[Records with drawing code]
>> Begin

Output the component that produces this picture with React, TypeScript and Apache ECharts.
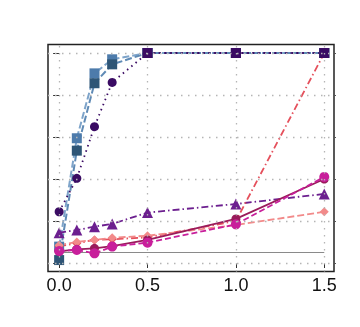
import React, { useEffect, useRef } from "react";
import * as echarts from "echarts";

const xValues = [0, 0.1, 0.2, 0.3, 0.5, 1.0, 1.5];
const xTicks = [0, 0.5, 1.0, 1.5];
const yTicks = [0, 0.2, 0.4, 0.6, 0.8, 1.0];

const blueLight = [0.078, 0.594, 0.903, 0.97, 1.0, 1.0, 1.0];
const blueDark = [0.014, 0.535, 0.856, 0.946, 1.0, 1.0, 1.0];
const indigoCircles = [0.244, 0.403, 0.649, 0.86, 1.0, 1.0, 1.0];
const indigoSquares = [null, null, null, null, 1.0, 1.0, 1.0];
const purpleTriangles = [0.144, 0.157, 0.173, 0.186, 0.24, 0.281, 0.329];
const coralDiamonds = [0.08, 0.094, 0.11, 0.113, 0.122, 0.2, 1.0];
const salmonDiamonds = [0.085, 0.1, 0.11, 0.12, 0.13, 0.181, 0.244];
const crimsonCircles = [0.055, 0.065, 0.07, 0.08, 0.11, 0.21, 0.4];
const magentaCircles = [0.057, 0.062, 0.046, 0.078, 0.097, 0.184, 0.41];
const refLevel = 0.05;
const refRange = [0, 1.5];

const pairs = (arr: (number | null)[]) =>
  xValues.map((x, i) => [x, arr[i]]).filter((p) => p[1] !== null);

export default function App() {
  const ref = useRef<HTMLDivElement>(null);
  useEffect(() => {
    const chart = echarts.init(ref.current!, null, { renderer: "svg" });
    const mk = (
      name: string,
      data: (number | null)[],
      color: string,
      lineColor: string,
      lineType: any,
      symbol: string,
      size: number,
      width = 1.8
    ) => ({
      name,
      type: "line",
      data: pairs(data),
      symbol,
      symbolSize: size,
      z: 3,
      itemStyle: { color, borderWidth: 0 },
      lineStyle: { color: lineColor, type: lineType, width },
      emphasis: { disabled: true },
    });
    const gridStyle = { color: "#b5b5b5", type: [1.5, 5.5], width: 1.3 };
    chart.setOption({
      animation: false,
      grid: {
        left: 48,
        right: 26,
        top: 44.6,
        bottom: 55.6,
        show: true,
        borderColor: "#222",
        borderWidth: 1.5,
        backgroundColor: "transparent",
      },
      xAxis: {
        type: "value",
        min: -0.063,
        max: 1.555,
        axisLine: { show: false },
        splitLine: { show: false },
        axisTick: {
          show: true,
          length: 5,
          customValues: xTicks,
          lineStyle: { color: "#333", width: 1 },
        },
        axisLabel: {
          customValues: xTicks,
          formatter: (v: number) => v.toFixed(1),
          fontSize: 18,
          fontFamily: "Liberation Sans, Arial, sans-serif",
          color: "#111",
          margin: 5,
        },
      },
      yAxis: [
        {
          type: "value",
          min: -0.04,
          max: 1.04,
          axisLine: { show: false },
          splitLine: { show: false },
          axisTick: {
            show: true,
            length: 6,
            customValues: yTicks,
            lineStyle: { color: "#333", width: 1 },
          },
          axisLabel: { show: false, customValues: yTicks },
        },
        {
          type: "value",
          position: "right",
          min: -0.04,
          max: 1.04,
          axisLine: { show: false },
          splitLine: { show: false },
          axisTick: {
            show: true,
            length: 2,
            customValues: yTicks,
            lineStyle: { color: "#555", width: 1 },
          },
          axisLabel: { show: false, customValues: yTicks },
        },
      ],
      series: [
        {
          type: "line",
          data: refRange.map((x) => [x, refLevel]),
          symbol: "none",
          z: 1,
          lineStyle: { color: "#8a8a8a", width: 1 },
          emphasis: { disabled: true },
          markLine: {
            silent: true,
            symbol: "none",
            label: { show: false },
            lineStyle: gridStyle,
            emphasis: { disabled: true },
            data: [
              ...xTicks.map((v) => ({ xAxis: v })),
              ...yTicks.map((v) => ({ yAxis: v })),
            ],
          },
        },
        mk("blueLight", blueLight, "#4d7bab", "#7ea4ca", [7, 3], "rect", 10, 2),
        mk("blueDark", blueDark, "#2e5576", "#5f8ab5", [7, 3], "rect", 10, 2),
        mk("indigoC", indigoCircles, "#3a0b63", "#3a0b63", [1.5, 4], "circle", 9, 1.8),
        mk("purpleT", purpleTriangles, "#6c1f8f", "#6c1f8f", [7, 3, 1.5, 3], "triangle", 11, 1.8),
        mk("coralD", coralDiamonds, "#e5505c", "#e5505c", [7, 3, 1.5, 3], "diamond", 9, 1.8),
        mk("salmonD", salmonDiamonds, "#f28a8a", "#f28a8a", [7, 3], "diamond", 9, 1.8),
        mk("crimsonC", crimsonCircles, "#9a1b5b", "#9a1b5b", "solid", "circle", 9, 1.8),
        mk("magentaC", magentaCircles, "#c81f9b", "#c81f9b", [6, 3], "circle", 10, 1.8),
        mk("indigoS", indigoSquares, "#3a0b63", "#3a0b63", [1.5, 4], "rect", 10, 1.5),
      ],
    });
    return () => chart.dispose();
  }, []);
  return (
    <div
      ref={ref}
      style={{ position: "fixed", left: 0, top: 0, width: 360, height: 327 }}
    />
  );
}
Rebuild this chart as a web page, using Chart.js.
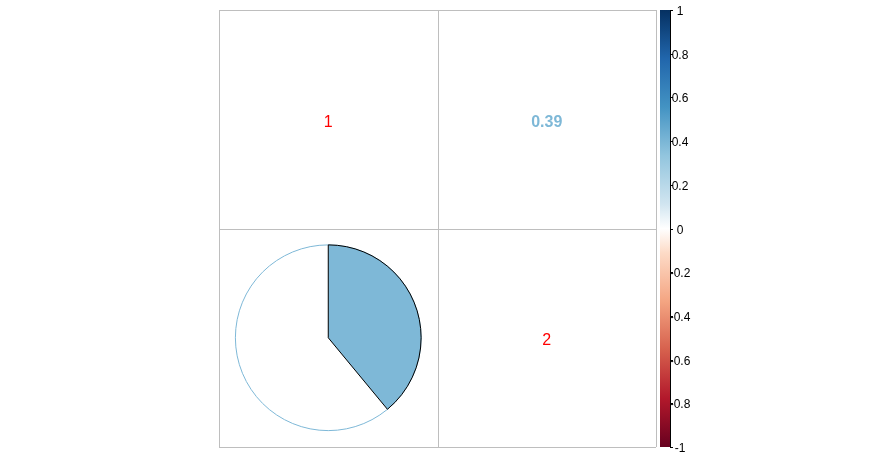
<!DOCTYPE html>
<html>
<head>
<meta charset="utf-8">
<script src="https://cdn.jsdelivr.net/npm/chart.js@4/dist/chart.umd.min.js"></script>
<style>
html,body{margin:0;padding:0;background:#fff;}
#wrap{width:895px;height:458px;position:relative;}
</style>
</head>
<body>
<div id="wrap"><canvas id="c"></canvas></div>
<script>
// ---- data ----
const varNames = ['1', '2'];
const corrRow1 = [1, 0.39];
const corrRow2 = [0.39, 1];
const colorbarTicks = [1, 0.8, 0.6, 0.4, 0.2, 0, -0.2, -0.4, -0.6, -0.8, -1];
const colorbarTickLabels = ['1', '0.8', '0.6', '0.4', '0.2', '0', '-0.2', '-0.4', '-0.6', '-0.8', '-1'];
const paletteStops = ['#67001F', '#B2182B', '#D6604D', '#F4A582', '#FDDBC7', '#FFFFFF', '#D1E5F0', '#92C5DE', '#4393C3', '#2166AC', '#053061'];
const paletteValues = [-1, -0.778, -0.556, -0.333, -0.111, 0, 0.111, 0.333, 0.556, 0.778, 1];

const corr = [corrRow1, corrRow2];
const n = varNames.length;

function hexToRgb(h){return [parseInt(h.slice(1,3),16),parseInt(h.slice(3,5),16),parseInt(h.slice(5,7),16)];}
function colorFor(v){
  let i = 0;
  while (i < paletteValues.length - 2 && v > paletteValues[i+1]) i++;
  const f = (v - paletteValues[i]) / (paletteValues[i+1] - paletteValues[i]);
  const a = hexToRgb(paletteStops[i]), b = hexToRgb(paletteStops[i+1]);
  const c = a.map((x,k)=>Math.round(x + (b[k]-x)*f));
  return 'rgb(' + c.join(',') + ')';
}

// points: cell centres (x = column, y = row counted from bottom)
const cellPoints = [];
for (let r = 0; r < n; r++) for (let c = 0; c < n; c++) {
  cellPoints.push({x: c + 0.5, y: n - r - 0.5, r: r, c: c});
}

const corrPlugin = {
  id: 'corrPlugin',
  afterDatasetsDraw(chart) {
    const ctx = chart.ctx;
    const xs = chart.scales.x, ys = chart.scales.y, cb = chart.scales.cb;
    const cellW = Math.abs(xs.getPixelForValue(1) - xs.getPixelForValue(0));
    ctx.save();
    cellPoints.forEach(p => {
      const cx = xs.getPixelForValue(p.x), cy = ys.getPixelForValue(p.y);
      const v = corr[p.r][p.c];
      if (p.r === p.c) {
        ctx.fillStyle = '#FF0000';
        ctx.font = '16px "Liberation Sans", Arial, sans-serif';
        ctx.textAlign = 'center'; ctx.textBaseline = 'middle';
        ctx.fillText(varNames[p.r], cx, cy + 3);
      } else if (p.c > p.r) {
        ctx.fillStyle = colorFor(v);
        ctx.font = 'bold 16px "Liberation Sans", Arial, sans-serif';
        ctx.textAlign = 'center'; ctx.textBaseline = 'middle';
        ctx.fillText(v.toFixed(2), cx, cy + 3);
      } else {
        const rad = cellW * 0.425;
        const col = colorFor(v);
        ctx.beginPath();
        ctx.arc(cx, cy, rad, 0, Math.PI * 2);
        ctx.strokeStyle = col; ctx.lineWidth = 1; ctx.stroke();
        const start = -Math.PI / 2;
        ctx.beginPath();
        ctx.moveTo(cx, cy);
        if (v >= 0) ctx.arc(cx, cy, rad, start, start + Math.PI*2*v, false);
        else ctx.arc(cx, cy, rad, start, start - Math.PI*2*Math.abs(v), true);
        ctx.closePath();
        ctx.fillStyle = col; ctx.fill();
        ctx.strokeStyle = '#000'; ctx.lineWidth = 1; ctx.stroke();
      }
    });
    // grid
    ctx.strokeStyle = '#BEBEBE'; ctx.lineWidth = 1;
    for (let i = 0; i <= n; i++) {
      const px = Math.round(xs.getPixelForValue(i)) + 0.5;
      ctx.beginPath(); ctx.moveTo(px, ys.getPixelForValue(0)); ctx.lineTo(px, ys.getPixelForValue(n)); ctx.stroke();
      const py = Math.round(ys.getPixelForValue(i)) + 0.5;
      ctx.beginPath(); ctx.moveTo(xs.getPixelForValue(0), py); ctx.lineTo(xs.getPixelForValue(n), py); ctx.stroke();
    }
    // colour bar
    const barL = xs.getPixelForValue(n) + 4, barR = barL + 10;
    const top = cb.getPixelForValue(1), bot = cb.getPixelForValue(-1);
    const grad = ctx.createLinearGradient(0, bot, 0, top);
    paletteStops.forEach((s, i) => grad.addColorStop((paletteValues[i] + 1) / 2, s));
    ctx.fillStyle = grad;
    ctx.fillRect(barL, top, barR - barL, bot - top);
    ctx.strokeStyle = '#000'; ctx.lineWidth = 1;
    ctx.beginPath(); ctx.moveTo(barR + 0.5, top); ctx.lineTo(barR + 0.5, bot); ctx.stroke();
    ctx.fillStyle = '#000';
    ctx.font = '12px "Liberation Sans", Arial, sans-serif';
    ctx.textAlign = 'center'; ctx.textBaseline = 'middle';
    colorbarTicks.forEach((t, i) => {
      const py = Math.round(cb.getPixelForValue(t)) + 0.5;
      ctx.beginPath(); ctx.moveTo(barR, py); ctx.lineTo(barR + 3, py); ctx.stroke();
      ctx.fillText(colorbarTickLabels[i], barR + 10, py + 1);
    });
    ctx.restore();
  }
};

new Chart(document.getElementById('c'), {
  type: 'scatter',
  data: {
    datasets: [{
      data: cellPoints.map(p => ({x: p.x, y: p.y})),
      pointRadius: 0,
      showLine: false
    }]
  },
  options: {
    responsive: true,
    maintainAspectRatio: false,
    animation: false,
    layout: {padding: {left: 219, right: 239, top: 10, bottom: 11}},
    plugins: {legend: {display: false}, tooltip: {enabled: false}},
    scales: {
      x: {type: 'linear', min: 0, max: n, display: false},
      y: {type: 'linear', min: 0, max: n, display: false},
      cb: {type: 'linear', min: -1, max: 1, display: false, position: 'right'}
    }
  },
  plugins: [corrPlugin]
});
</script>
</body>
</html>
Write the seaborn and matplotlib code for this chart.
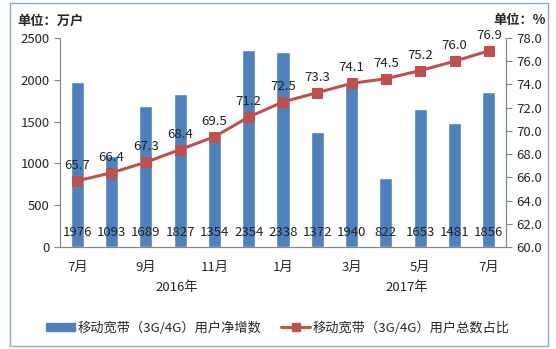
import matplotlib
matplotlib.use("Agg")
import matplotlib.pyplot as plt
import matplotlib.transforms as mtransforms
from matplotlib.patches import Rectangle
from matplotlib.lines import Line2D
from matplotlib.patches import Patch
import numpy as np
import pandas as pd
import seaborn as sns

months = ["7月", "8月", "9月", "10月", "11月", "12月", "1月", "2月", "3月", "4月", "5月", "6月", "7月"]
tick_labels = ["7月", "", "9月", "", "11月", "", "1月", "", "3月", "", "5月", "", "7月"]
years = ["2016年", "2017年"]
net_adds = [1976, 1093, 1689, 1827, 1354, 2354, 2338, 1372, 1940, 822, 1653, 1481, 1856]
share = [65.7, 66.4, 67.3, 68.4, 69.5, 71.2, 72.5, 73.3, 74.1, 74.5, 75.2, 76.0, 76.9]
bar_name = "移动宽带（3G/4G）用户净增数"
line_name = "移动宽带（3G/4G）用户总数占比"

sns.set_style("white")
plt.rcParams['font.family'] = ['Noto Sans CJK SC', 'DejaVu Sans']

BAR = "#4F81BD"
LINE = "#C0504D"
AXC = "#868686"
FS = 9.5

df = pd.DataFrame({"pos": np.arange(len(months)), "net": net_adds, "share": share})

fig = plt.figure(figsize=(5.56, 3.49), dpi=100)
ax = fig.add_axes([0.108, 0.292, 0.802, 0.599])
sns.barplot(data=df, x="pos", y="net", color=BAR, width=0.38, ax=ax, saturation=1)
ax.set_ylim(0, 2500)
ax.set_xlim(-0.5, len(months) - 0.5)
ax.set_yticks(np.arange(0, 2501, 500))
ax.set_xlabel("")
ax.set_ylabel("")

ax2 = ax.twinx()
sns.lineplot(data=df, x="pos", y="share", color=LINE, lw=2.2, marker="s", markersize=7,
             markeredgecolor=LINE, ax=ax2)
ax2.set_ylim(60, 78)
ax2.set_yticks(np.arange(60, 78.1, 2))
ax2.set_yticklabels([f"{v:.1f}" for v in np.arange(60, 78.1, 2)])
ax2.set_xlabel("")
ax2.set_ylabel("")
ax2.set_xlim(-0.5, len(months) - 0.5)

# x ticks: labels at centres, tick marks at boundaries
ax.set_xticks(np.arange(len(months)))
ax.set_xticklabels(tick_labels, fontsize=FS)
ax.set_xticks(np.arange(-0.5, len(months), 1), minor=True)
ax.tick_params(axis="x", which="major", length=0, pad=10)
ax.tick_params(axis="x", which="minor", length=4, color=AXC, direction="out")
ax.tick_params(axis="y", length=4, color=AXC, direction="out", labelsize=FS, left=True)
ax2.tick_params(axis="y", length=4, color=AXC, direction="out", labelsize=FS, right=True)

for a in (ax, ax2):
    a.spines["top"].set_visible(False)
    for s in ["left", "right", "bottom"]:
        a.spines[s].set_color(AXC)
        a.spines[s].set_linewidth(0.8)

# bar value labels near bottom
trans = mtransforms.blended_transform_factory(ax.transData, ax.transAxes)
for p, v in zip(df["pos"], net_adds):
    ax.text(p, 0.068, f"{v}", transform=trans, ha="center", va="center", fontsize=FS, color="#222222")

# line labels
for p, v in zip(df["pos"], share):
    ax2.annotate(f"{v:.1f}", (p, v), xytext=(0, 6.5), textcoords="offset points",
                 ha="center", va="bottom", fontsize=FS, color="#222222")

# unit labels
fig.text(0.032, 0.942, "单位：万户", fontsize=FS, fontweight="bold", ha="left", va="center")
fig.text(0.982, 0.942, "单位：%", fontsize=FS, fontweight="bold", ha="right", va="center")

# year labels
fig.text(177 / 556, 1 - 288 / 349, years[0], fontsize=FS, ha="center", va="center")
fig.text(407 / 556, 1 - 288 / 349, years[1], fontsize=FS, ha="center", va="center")

handles = [Patch(facecolor=BAR, edgecolor=BAR),
           Line2D([0], [0], color=LINE, lw=2.2, marker="s", markersize=6)]
fig.legend(handles, [bar_name, line_name], loc="center", bbox_to_anchor=(0.5, 1 - 328 / 349),
           ncol=2, frameon=False, fontsize=FS, handlelength=2.2, handleheight=0.6,
           columnspacing=1.5, handletextpad=0.2)

fig.add_artist(Rectangle((10 / 556, 1 - 346 / 349), 538 / 556, 343 / 349, transform=fig.transFigure,
                         fill=False, edgecolor="#8EA9C8", lw=1))

fig.savefig("out.png", dpi=100)
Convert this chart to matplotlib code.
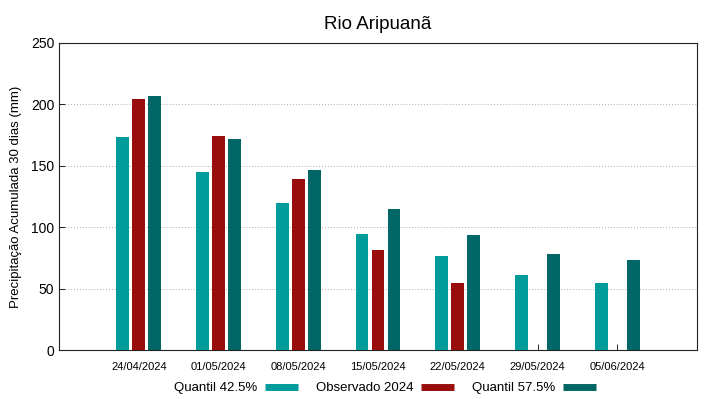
import numpy as np
import matplotlib
matplotlib.use("Agg")
import matplotlib.pyplot as plt
from matplotlib.lines import Line2D

plt.rcParams["font.family"] = ["Liberation Sans", "DejaVu Sans"]

DATES = ["24/04/2024", "01/05/2024", "08/05/2024", "15/05/2024",
         "22/05/2024", "29/05/2024", "05/06/2024"]
Q425 = [173.5, 145, 119.5, 94.5, 76.5, 61, 54.5]
OBS = [204.5, 174.5, 139.5, 81.5, 54.5, np.nan, np.nan]
Q575 = [207, 172, 146.5, 115, 93.5, 78, 73.5]

C_Q425 = "#009b9b"
C_OBS = "#990d0d"
C_Q575 = "#006666"

fig = plt.figure(figsize=(7.19, 3.99), dpi=100)
ax = fig.add_axes([59 / 719, 1 - 350 / 399, 638 / 719, 307 / 399])

x = np.arange(len(DATES))
width = 0.16
ax.bar(x - 0.2, Q425, width=width, color=C_Q425, zorder=3)
ax.bar(x, OBS, width=width, color=C_OBS, zorder=3)
ax.bar(x + 0.2, Q575, width=width, color=C_Q575, zorder=3)

ax.set_xlim(-1, 7)
ax.set_ylim(0, 250)
ax.set_yticks([0, 50, 100, 150, 200, 250])
ax.set_xticks(x)
ax.set_xticklabels(DATES, fontsize=8)
ax.tick_params(axis="y", labelsize=10, direction="in", length=4, width=0.6)
ax.tick_params(axis="x", direction="in", length=4, width=0.6, pad=9)
ax.yaxis.grid(True, linestyle=(0, (1, 2)), color="#aaaaaa", linewidth=0.7, zorder=0)
for s in ax.spines.values():
    s.set_linewidth(0.8)
    s.set_color("#222222")

ax.set_ylabel("Precipitação Acumulada 30 dias (mm)", fontsize=9.5, labelpad=6)
ax.set_title("Rio Aripuanã", fontsize=13.5, pad=10)

handles = [Line2D([], [], color=c, linewidth=5, solid_capstyle="butt")
           for c in (C_Q425, C_OBS, C_Q575)]
labels = ["Quantil 42.5%", "Observado 2024", "Quantil 57.5%"]
fig.legend(handles, labels, loc="center", bbox_to_anchor=(385 / 719, 1 - 388 / 399),
           ncol=3, frameon=False, markerfirst=False, fontsize=9.5,
           handlelength=2.5, columnspacing=1.4, handletextpad=0.55)

fig.savefig("out.png", dpi=100)
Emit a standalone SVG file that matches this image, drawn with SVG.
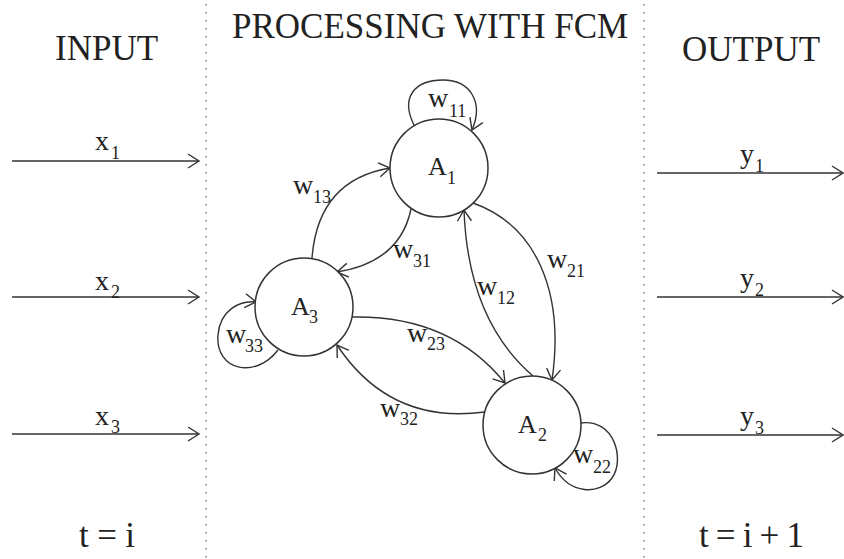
<svg xmlns="http://www.w3.org/2000/svg" width="844" height="559" viewBox="0 0 844 559">
<style>
text{font-family:"Liberation Serif","Times New Roman",serif;fill:#222}
.h{font-size:35px}
.l{font-size:28px}
.s{font-size:18px}
.a{font-size:26px}
.e{fill:none;stroke:#333;stroke-width:1.4}
.n{fill:#fff;stroke:#333;stroke-width:1.5}
.d{stroke:#888;stroke-width:1.6;stroke-dasharray:1.6 6.4}
</style>
<defs>
<marker id="ar" markerUnits="userSpaceOnUse" markerWidth="14" markerHeight="16" refX="12" refY="7" orient="auto" overflow="visible">
<path d="M1,0 L12,7 L1,14" fill="none" stroke="#333" stroke-width="1.4"/>
</marker>
</defs>
<g id="dividers">
<line class="d" x1="206" y1="4" x2="206" y2="559"/>
<line class="d" x1="644" y1="4" x2="644" y2="559"/>
</g>
<g id="headers">
<text class="h" x="55" y="60">INPUT</text>
<text class="h" x="232" y="38">PROCESSING WITH FCM</text>
<text class="h" x="682" y="61">OUTPUT</text>
<text class="h" x="79" y="547" textLength="56" lengthAdjust="spacing">t = i</text>
<text class="h" x="699" y="547" textLength="105" lengthAdjust="spacing">t = i + 1</text>
</g>
<g id="connectors">
<line class="e" x1="12" y1="161" x2="199" y2="161" marker-end="url(#ar)"/>
<line class="e" x1="12" y1="297" x2="199" y2="297" marker-end="url(#ar)"/>
<line class="e" x1="12" y1="434" x2="199" y2="434" marker-end="url(#ar)"/>
<line class="e" x1="657" y1="173" x2="843" y2="173" marker-end="url(#ar)"/>
<line class="e" x1="657" y1="297" x2="843" y2="297" marker-end="url(#ar)"/>
<line class="e" x1="657" y1="435" x2="843" y2="435" marker-end="url(#ar)"/>
<path class="e" d="M414,125 C400,97 415,80 443,80 C470,80 484,102 472,130" marker-end="url(#ar)"/>
<path class="e" d="M312,258 Q318,180 390,168" marker-end="url(#ar)"/>
<path class="e" d="M411,209 Q400,262 337,272" marker-end="url(#ar)"/>
<path class="e" d="M533,376 Q468,320 464,210" marker-end="url(#ar)"/>
<path class="e" d="M473,203 C535,225 565,290 552,380" marker-end="url(#ar)"/>
<path class="e" d="M352,317 Q450,315 505,383" marker-end="url(#ar)"/>
<path class="e" d="M485,412 Q390,425 337,345" marker-end="url(#ar)"/>
<path class="e" d="M278,350 C255,380 215,370 218,335 C220,310 240,300 256,302" marker-end="url(#ar)"/>
<path class="e" d="M580,423 C615,418 625,460 612,478 C600,495 570,495 555,468" marker-end="url(#ar)"/>
<text class="l" x="95" y="150">x</text><text class="s" x="111" y="159">1</text>
<text class="l" x="95" y="290">x</text><text class="s" x="111" y="298">2</text>
<text class="l" x="95" y="425">x</text><text class="s" x="111" y="433">3</text>
<text class="l" x="740" y="163">y</text><text class="s" x="755" y="172">1</text>
<text class="l" x="740" y="287">y</text><text class="s" x="755" y="296">2</text>
<text class="l" x="740" y="425">y</text><text class="s" x="755" y="434">3</text>
<text class="l" x="428" y="107">w</text><text class="s" x="449" y="117">11</text>
<text class="l" x="293" y="194">w</text><text class="s" x="313" y="203">13</text>
<text class="l" x="393" y="258">w</text><text class="s" x="413" y="267">31</text>
<text class="l" x="477" y="295">w</text><text class="s" x="497" y="304">12</text>
<text class="l" x="547" y="268">w</text><text class="s" x="567" y="277">21</text>
<text class="l" x="407" y="342">w</text><text class="s" x="427" y="350">23</text>
<text class="l" x="380" y="417">w</text><text class="s" x="400" y="425">32</text>
<text class="l" x="226" y="343">w</text><text class="s" x="245" y="352">33</text>
<text class="l" x="573" y="463">w</text><text class="s" x="593" y="473">22</text>
</g>
<g id="A1">
<circle class="n" cx="439" cy="168" r="49"/>
<text class="a" x="428" y="175">A</text><text class="s" x="447" y="184">1</text>
</g>
<g id="A3">
<circle class="n" cx="304" cy="307" r="49"/>
<text class="a" x="291" y="315">A</text><text class="s" x="309" y="323">3</text>
</g>
<g id="A2">
<circle class="n" cx="532" cy="425" r="49"/>
<text class="a" x="518" y="433">A</text><text class="s" x="538" y="441">2</text>
</g>
</svg>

>> End

### What is asked
Leave out the pictures and repeat exactly the lines from the start of the material through the line that contains "xValues.map((x, i) =>", both included.

### Finished exercise
Output the component that produces this picture with React, TypeScript and Apache ECharts.
import React, { useEffect, useRef } from "react";
import * as echarts from "echarts";

const xValues = [0, 0.1, 0.2, 0.3, 0.5, 1.0, 1.5];
const xTicks = [0, 0.5, 1.0, 1.5];
const yTicks = [0, 0.2, 0.4, 0.6, 0.8, 1.0];

const blueLight = [0.078, 0.594, 0.903, 0.97, 1.0, 1.0, 1.0];
const blueDark = [0.014, 0.535, 0.856, 0.946, 1.0, 1.0, 1.0];
const indigoCircles = [0.244, 0.403, 0.649, 0.86, 1.0, 1.0, 1.0];
const indigoSquares = [null, null, null, null, 1.0, 1.0, 1.0];
const purpleTriangles = [0.144, 0.157, 0.173, 0.186, 0.24, 0.281, 0.329];
const coralDiamonds = [0.08, 0.094, 0.11, 0.113, 0.122, 0.2, 1.0];
const salmonDiamonds = [0.085, 0.1, 0.11, 0.12, 0.13, 0.181, 0.244];
const crimsonCircles = [0.055, 0.065, 0.07, 0.08, 0.11, 0.21, 0.4];
const magentaCircles = [0.057, 0.062, 0.046, 0.078, 0.097, 0.184, 0.41];
const refLevel = 0.05;
const refRange = [0, 1.5];

const pairs = (arr: (number | null)[]) =>
  xValues.map((x, i) => [x, arr[i]]).filter((p) => p[1] !== null);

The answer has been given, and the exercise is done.